= Dataset content =

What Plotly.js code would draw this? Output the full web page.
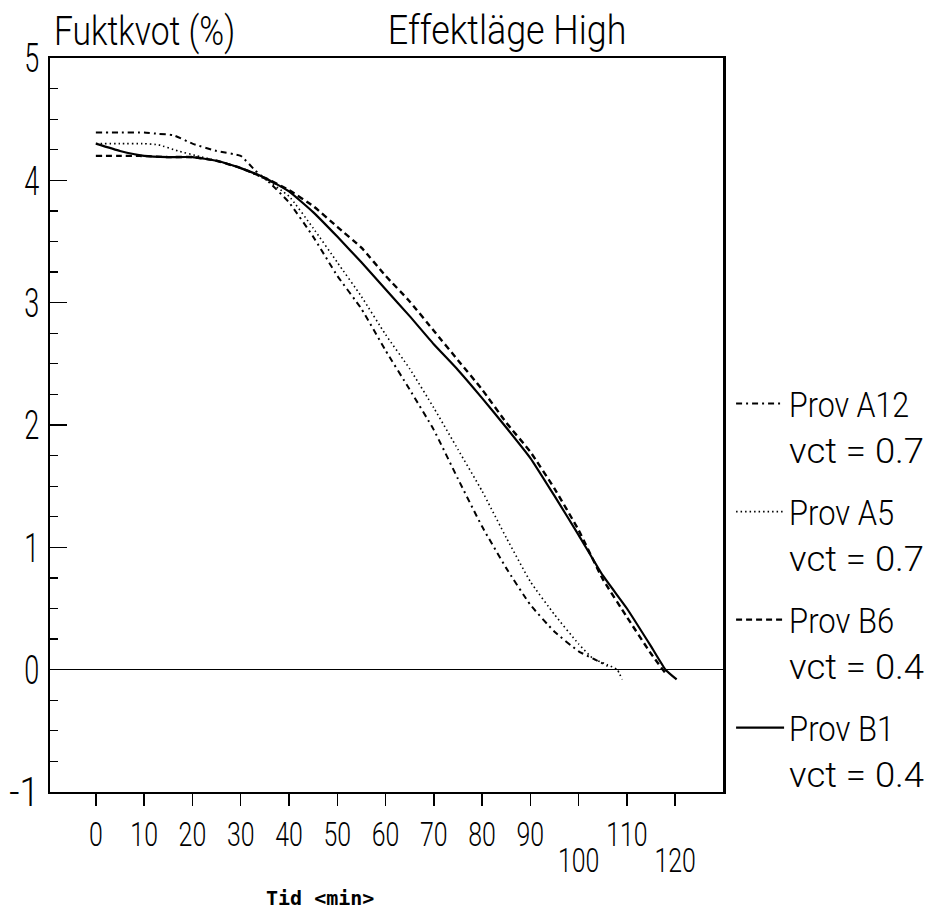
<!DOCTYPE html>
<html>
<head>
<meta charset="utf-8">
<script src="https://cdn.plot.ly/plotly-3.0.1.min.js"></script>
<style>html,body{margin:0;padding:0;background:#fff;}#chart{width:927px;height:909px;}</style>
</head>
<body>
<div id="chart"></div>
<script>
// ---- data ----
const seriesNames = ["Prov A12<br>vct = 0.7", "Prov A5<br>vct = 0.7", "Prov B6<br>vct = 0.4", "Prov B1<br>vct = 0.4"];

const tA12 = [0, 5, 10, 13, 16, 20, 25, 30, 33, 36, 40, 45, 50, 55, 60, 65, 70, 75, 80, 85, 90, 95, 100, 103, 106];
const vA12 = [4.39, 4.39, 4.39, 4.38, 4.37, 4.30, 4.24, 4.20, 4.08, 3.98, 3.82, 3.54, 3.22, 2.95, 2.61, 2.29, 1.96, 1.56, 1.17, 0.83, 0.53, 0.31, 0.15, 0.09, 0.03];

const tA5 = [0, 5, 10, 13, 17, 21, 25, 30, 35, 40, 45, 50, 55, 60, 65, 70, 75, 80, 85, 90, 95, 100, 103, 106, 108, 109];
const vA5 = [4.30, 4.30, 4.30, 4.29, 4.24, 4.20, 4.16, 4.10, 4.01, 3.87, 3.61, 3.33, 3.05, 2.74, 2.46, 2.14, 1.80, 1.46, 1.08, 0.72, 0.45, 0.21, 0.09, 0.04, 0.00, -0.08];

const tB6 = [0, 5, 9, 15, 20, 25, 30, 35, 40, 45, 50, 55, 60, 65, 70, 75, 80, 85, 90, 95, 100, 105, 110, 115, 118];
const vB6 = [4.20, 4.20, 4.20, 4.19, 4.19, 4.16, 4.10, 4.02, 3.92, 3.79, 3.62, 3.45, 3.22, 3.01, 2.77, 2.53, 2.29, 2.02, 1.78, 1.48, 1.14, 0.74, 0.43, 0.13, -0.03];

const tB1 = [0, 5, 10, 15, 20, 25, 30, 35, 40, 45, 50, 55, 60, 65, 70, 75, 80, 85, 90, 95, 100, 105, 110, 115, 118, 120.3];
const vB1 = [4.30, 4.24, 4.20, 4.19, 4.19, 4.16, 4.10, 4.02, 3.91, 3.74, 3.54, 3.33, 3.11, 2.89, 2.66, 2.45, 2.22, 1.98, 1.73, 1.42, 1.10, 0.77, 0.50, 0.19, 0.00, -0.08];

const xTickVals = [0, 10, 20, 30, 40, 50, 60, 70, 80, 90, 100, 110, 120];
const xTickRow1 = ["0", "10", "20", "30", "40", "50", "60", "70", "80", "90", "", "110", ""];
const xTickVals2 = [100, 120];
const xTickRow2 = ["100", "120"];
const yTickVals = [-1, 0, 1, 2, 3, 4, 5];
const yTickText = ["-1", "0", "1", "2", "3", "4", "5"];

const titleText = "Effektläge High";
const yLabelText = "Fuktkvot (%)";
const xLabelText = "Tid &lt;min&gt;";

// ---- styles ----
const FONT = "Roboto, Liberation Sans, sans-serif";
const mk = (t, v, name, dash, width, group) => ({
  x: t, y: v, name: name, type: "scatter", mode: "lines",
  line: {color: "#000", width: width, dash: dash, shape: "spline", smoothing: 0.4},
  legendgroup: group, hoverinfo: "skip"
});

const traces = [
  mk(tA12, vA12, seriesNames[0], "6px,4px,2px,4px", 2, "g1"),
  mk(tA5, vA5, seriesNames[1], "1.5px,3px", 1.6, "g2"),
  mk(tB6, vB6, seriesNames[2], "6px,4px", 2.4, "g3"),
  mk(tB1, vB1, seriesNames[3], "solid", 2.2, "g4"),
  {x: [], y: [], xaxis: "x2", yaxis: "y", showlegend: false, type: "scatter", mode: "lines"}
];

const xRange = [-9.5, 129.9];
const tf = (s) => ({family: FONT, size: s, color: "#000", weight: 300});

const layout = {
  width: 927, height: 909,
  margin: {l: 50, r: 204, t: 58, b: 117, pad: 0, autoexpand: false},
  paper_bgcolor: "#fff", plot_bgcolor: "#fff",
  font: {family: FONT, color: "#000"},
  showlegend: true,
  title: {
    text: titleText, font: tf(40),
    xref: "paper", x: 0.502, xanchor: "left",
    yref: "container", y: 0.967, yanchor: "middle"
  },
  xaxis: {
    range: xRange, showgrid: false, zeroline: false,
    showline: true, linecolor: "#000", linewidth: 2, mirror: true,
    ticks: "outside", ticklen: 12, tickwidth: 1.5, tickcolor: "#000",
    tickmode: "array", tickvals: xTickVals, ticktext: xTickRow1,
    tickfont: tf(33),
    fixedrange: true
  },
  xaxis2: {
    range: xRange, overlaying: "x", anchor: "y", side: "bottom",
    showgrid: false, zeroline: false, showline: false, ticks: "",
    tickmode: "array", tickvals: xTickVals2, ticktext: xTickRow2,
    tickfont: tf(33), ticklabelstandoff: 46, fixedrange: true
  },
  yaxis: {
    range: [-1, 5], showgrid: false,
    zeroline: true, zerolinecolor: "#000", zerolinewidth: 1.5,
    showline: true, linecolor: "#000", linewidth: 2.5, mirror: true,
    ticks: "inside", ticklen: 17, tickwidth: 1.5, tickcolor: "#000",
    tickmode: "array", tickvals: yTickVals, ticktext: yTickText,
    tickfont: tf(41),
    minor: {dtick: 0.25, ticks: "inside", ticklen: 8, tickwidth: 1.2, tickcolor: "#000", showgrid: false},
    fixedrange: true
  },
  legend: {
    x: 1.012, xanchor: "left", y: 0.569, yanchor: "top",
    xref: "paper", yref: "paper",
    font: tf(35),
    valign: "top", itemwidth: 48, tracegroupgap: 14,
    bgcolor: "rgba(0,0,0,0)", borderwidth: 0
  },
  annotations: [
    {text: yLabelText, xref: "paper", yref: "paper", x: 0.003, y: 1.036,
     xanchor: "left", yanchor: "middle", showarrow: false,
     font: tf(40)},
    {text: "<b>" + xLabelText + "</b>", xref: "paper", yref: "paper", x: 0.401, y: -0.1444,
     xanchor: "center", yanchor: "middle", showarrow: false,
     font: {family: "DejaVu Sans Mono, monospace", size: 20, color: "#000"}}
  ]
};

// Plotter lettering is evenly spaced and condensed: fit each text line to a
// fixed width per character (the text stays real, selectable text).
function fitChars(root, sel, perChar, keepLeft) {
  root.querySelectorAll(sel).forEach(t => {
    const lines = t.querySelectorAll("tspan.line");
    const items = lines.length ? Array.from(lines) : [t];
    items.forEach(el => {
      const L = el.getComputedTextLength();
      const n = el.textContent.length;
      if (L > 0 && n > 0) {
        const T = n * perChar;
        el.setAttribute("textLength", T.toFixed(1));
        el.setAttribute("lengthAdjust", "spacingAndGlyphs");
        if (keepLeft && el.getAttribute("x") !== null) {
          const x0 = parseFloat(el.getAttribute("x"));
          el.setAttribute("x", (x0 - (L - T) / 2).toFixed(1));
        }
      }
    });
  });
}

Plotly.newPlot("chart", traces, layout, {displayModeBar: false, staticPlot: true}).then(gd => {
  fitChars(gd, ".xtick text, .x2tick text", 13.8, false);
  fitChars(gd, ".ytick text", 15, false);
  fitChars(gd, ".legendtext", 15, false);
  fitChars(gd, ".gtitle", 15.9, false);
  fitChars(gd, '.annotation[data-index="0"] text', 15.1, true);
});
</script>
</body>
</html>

= Challenge =
Copy all the data exactly as written, but skip any picture.

= The answer =
What Plotly.js code would draw this? Output the full web page.
<!DOCTYPE html>
<html>
<head>
<meta charset="utf-8">
<script src="https://cdn.plot.ly/plotly-3.0.1.min.js"></script>
<style>html,body{margin:0;padding:0;background:#fff;}#chart{width:927px;height:909px;}</style>
</head>
<body>
<div id="chart"></div>
<script>
// ---- data ----
const seriesNames = ["Prov A12<br>vct = 0.7", "Prov A5<br>vct = 0.7", "Prov B6<br>vct = 0.4", "Prov B1<br>vct = 0.4"];

const tA12 = [0, 5, 10, 13, 16, 20, 25, 30, 33, 36, 40, 45, 50, 55, 60, 65, 70, 75, 80, 85, 90, 95, 100, 103, 106];
const vA12 = [4.39, 4.39, 4.39, 4.38, 4.37, 4.30, 4.24, 4.20, 4.08, 3.98, 3.82, 3.54, 3.22, 2.95, 2.61, 2.29, 1.96, 1.56, 1.17, 0.83, 0.53, 0.31, 0.15, 0.09, 0.03];

const tA5 = [0, 5, 10, 13, 17, 21, 25, 30, 35, 40, 45, 50, 55, 60, 65, 70, 75, 80, 85, 90, 95, 100, 103, 106, 108, 109];
const vA5 = [4.30, 4.30, 4.30, 4.29, 4.24, 4.20, 4.16, 4.10, 4.01, 3.87, 3.61, 3.33, 3.05, 2.74, 2.46, 2.14, 1.80, 1.46, 1.08, 0.72, 0.45, 0.21, 0.09, 0.04, 0.00, -0.08];

const tB6 = [0, 5, 9, 15, 20, 25, 30, 35, 40, 45, 50, 55, 60, 65, 70, 75, 80, 85, 90, 95, 100, 105, 110, 115, 118];
const vB6 = [4.20, 4.20, 4.20, 4.19, 4.19, 4.16, 4.10, 4.02, 3.92, 3.79, 3.62, 3.45, 3.22, 3.01, 2.77, 2.53, 2.29, 2.02, 1.78, 1.48, 1.14, 0.74, 0.43, 0.13, -0.03];

const tB1 = [0, 5, 10, 15, 20, 25, 30, 35, 40, 45, 50, 55, 60, 65, 70, 75, 80, 85, 90, 95, 100, 105, 110, 115, 118, 120.3];
const vB1 = [4.30, 4.24, 4.20, 4.19, 4.19, 4.16, 4.10, 4.02, 3.91, 3.74, 3.54, 3.33, 3.11, 2.89, 2.66, 2.45, 2.22, 1.98, 1.73, 1.42, 1.10, 0.77, 0.50, 0.19, 0.00, -0.08];

const xTickVals = [0, 10, 20, 30, 40, 50, 60, 70, 80, 90, 100, 110, 120];
const xTickRow1 = ["0", "10", "20", "30", "40", "50", "60", "70", "80", "90", "", "110", ""];
const xTickVals2 = [100, 120];
const xTickRow2 = ["100", "120"];
const yTickVals = [-1, 0, 1, 2, 3, 4, 5];
const yTickText = ["-1", "0", "1", "2", "3", "4", "5"];

const titleText = "Effektläge High";
const yLabelText = "Fuktkvot (%)";
const xLabelText = "Tid &lt;min&gt;";

// ---- styles ----
const FONT = "Roboto, Liberation Sans, sans-serif";
const mk = (t, v, name, dash, width, group) => ({
  x: t, y: v, name: name, type: "scatter", mode: "lines",
  line: {color: "#000", width: width, dash: dash, shape: "spline", smoothing: 0.4},
  legendgroup: group, hoverinfo: "skip"
});

const traces = [
  mk(tA12, vA12, seriesNames[0], "6px,4px,2px,4px", 2, "g1"),
  mk(tA5, vA5, seriesNames[1], "1.5px,3px", 1.6, "g2"),
  mk(tB6, vB6, seriesNames[2], "6px,4px", 2.4, "g3"),
  mk(tB1, vB1, seriesNames[3], "solid", 2.2, "g4"),
  {x: [], y: [], xaxis: "x2", yaxis: "y", showlegend: false, type: "scatter", mode: "lines"}
];

const xRange = [-9.5, 129.9];
const tf = (s) => ({family: FONT, size: s, color: "#000", weight: 300});

const layout = {
  width: 927, height: 909,
  margin: {l: 50, r: 204, t: 58, b: 117, pad: 0, autoexpand: false},
  paper_bgcolor: "#fff", plot_bgcolor: "#fff",
  font: {family: FONT, color: "#000"},
  showlegend: true,
  title: {
    text: titleText, font: tf(40),
    xref: "paper", x: 0.502, xanchor: "left",
    yref: "container", y: 0.967, yanchor: "middle"
  },
  xaxis: {
    range: xRange, showgrid: false, zeroline: false,
    showline: true, linecolor: "#000", linewidth: 2, mirror: true,
    ticks: "outside", ticklen: 12, tickwidth: 1.5, tickcolor: "#000",
    tickmode: "array", tickvals: xTickVals, ticktext: xTickRow1,
    tickfont: tf(33),
    fixedrange: true
  },
  xaxis2: {
    range: xRange, overlaying: "x", anchor: "y", side: "bottom",
    showgrid: false, zeroline: false, showline: false, ticks: "",
    tickmode: "array", tickvals: xTickVals2, ticktext: xTickRow2,
    tickfont: tf(33), ticklabelstandoff: 46, fixedrange: true
  },
  yaxis: {
    range: [-1, 5], showgrid: false,
    zeroline: true, zerolinecolor: "#000", zerolinewidth: 1.5,
    showline: true, linecolor: "#000", linewidth: 2.5, mirror: true,
    ticks: "inside", ticklen: 17, tickwidth: 1.5, tickcolor: "#000",
    tickmode: "array", tickvals: yTickVals, ticktext: yTickText,
    tickfont: tf(41),
    minor: {dtick: 0.25, ticks: "inside", ticklen: 8, tickwidth: 1.2, tickcolor: "#000", showgrid: false},
    fixedrange: true
  },
  legend: {
    x: 1.012, xanchor: "left", y: 0.569, yanchor: "top",
    xref: "paper", yref: "paper",
    font: tf(35),
    valign: "top", itemwidth: 48, tracegroupgap: 14,
    bgcolor: "rgba(0,0,0,0)", borderwidth: 0
  },
  annotations: [
    {text: yLabelText, xref: "paper", yref: "paper", x: 0.003, y: 1.036,
     xanchor: "left", yanchor: "middle", showarrow: false,
     font: tf(40)},
    {text: "<b>" + xLabelText + "</b>", xref: "paper", yref: "paper", x: 0.401, y: -0.1444,
     xanchor: "center", yanchor: "middle", showarrow: false,
     font: {family: "DejaVu Sans Mono, monospace", size: 20, color: "#000"}}
  ]
};

// Plotter lettering is evenly spaced and condensed: fit each text line to a
// fixed width per character (the text stays real, selectable text).
function fitChars(root, sel, perChar, keepLeft) {
  root.querySelectorAll(sel).forEach(t => {
    const lines = t.querySelectorAll("tspan.line");
    const items = lines.length ? Array.from(lines) : [t];
    items.forEach(el => {
      const L = el.getComputedTextLength();
      const n = el.textContent.length;
      if (L > 0 && n > 0) {
        const T = n * perChar;
        el.setAttribute("textLength", T.toFixed(1));
        el.setAttribute("lengthAdjust", "spacingAndGlyphs");
        if (keepLeft && el.getAttribute("x") !== null) {
          const x0 = parseFloat(el.getAttribute("x"));
          el.setAttribute("x", (x0 - (L - T) / 2).toFixed(1));
        }
      }
    });
  });
}

Plotly.newPlot("chart", traces, layout, {displayModeBar: false, staticPlot: true}).then(gd => {
  fitChars(gd, ".xtick text, .x2tick text", 13.8, false);
  fitChars(gd, ".ytick text", 15, false);
  fitChars(gd, ".legendtext", 15, false);
  fitChars(gd, ".gtitle", 15.9, false);
  fitChars(gd, '.annotation[data-index="0"] text', 15.1, true);
});
</script>
</body>
</html>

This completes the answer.